FINCH: It's been said that that is just a couple of lines of blank verse. This brings up a very interesting point. Free verse does tend to be more visual, and I think it is not really fair to say that "The Red Wheelbarrow" is blank verse, because so much of that poem depends on how it looks on the page. For me, free verse is very much a visual, meditative experience, and formal verse is more of a physical, aural, experience.
MAAS: Would you say that form "plucks" an inner string and free verse isn't plucking the emotion so much as communicating it visually?
FINCH: To me, free verse may be more an object to contemplate, and formal verse may be more of an instrument that plays on you. People have often been suspicious of formal verse for just that reason, because it has an hypnotic effect; it tends to numb the brain a little bit. It can be used as a rhetorical or a propaganda tool, and it can hypnotize a poet to write lines and lines and lines of tripe that, otherwise, they might not let themselves write. But given all these dangers and weaknesses, the power has not gone away. The power for formal verse is still there and can still be tapped in spite of those weaknesses.
MAAS: Do you have a sense of the direction of our poetic future?

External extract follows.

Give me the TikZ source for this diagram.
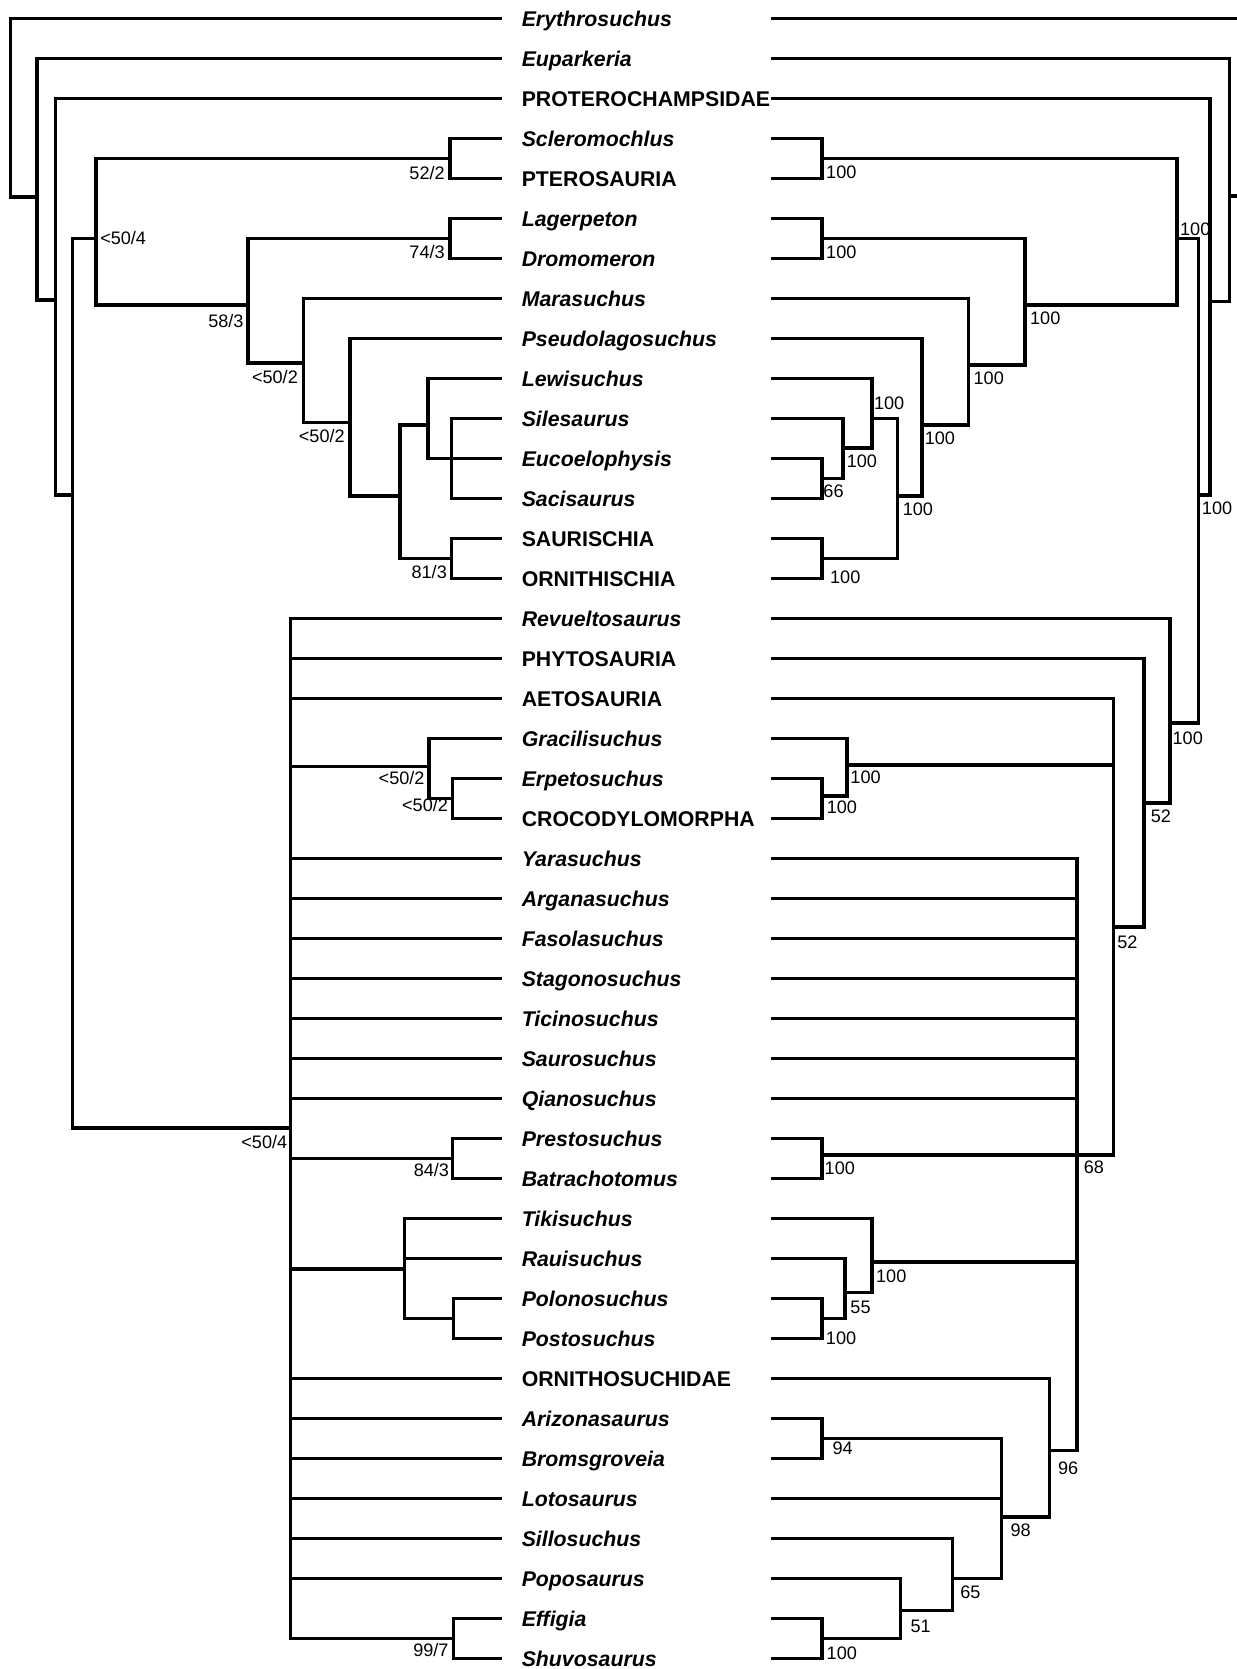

FINCH: I imagine that the future will have a much larger metrical vocabulary than the recent past has had. In The Ghost of Meter I present the idea that the free verse phenomenon, which is unprecedented in any literature, was--in a sense--a way of clearing the decks, a way of freeing the ear and the body to hear other rhythms besides just the iambic. The iambic had a stranglehold on poetry for quite a while. At one point in the mid-nineteenth century, it was a very daring innovation to substitute an extra syllable in the middle of iambic line; William Cullen Bryant argued passionately in one essay for the privilege of substituting an extra syllable in a line of iambic pentameter. Now after decades and decades of free verse, poetry is open to many more rhythms: iambic rhythms, triple rhythms, rising and falling rhythms. I am writing in all kinds of meters that were not possible for serious poets to write in until recently. I think this is an era of great possibilities for formal verse and also for free verse, since poets can draw consciously on the patterns of different meters and their connotations, and use those connotations and those rhythms as tools to make better poetry of both kinds.
MAAS: How do you envision that reconciliation could come about? How would we expand our thinking?
FINCH: Well, as in many situations, knowledge is better here than ignorance. Now that the worst backlash against meter is over, maybe it would be possible to educate young poets--and young readers--to understand and hear different rhythmic patterns. The simplest way to teach that might be through formal verse. This would make reader and poets infinitely better equipped to deal with free verse if they chose to as well as to continue to appreciate formal verse.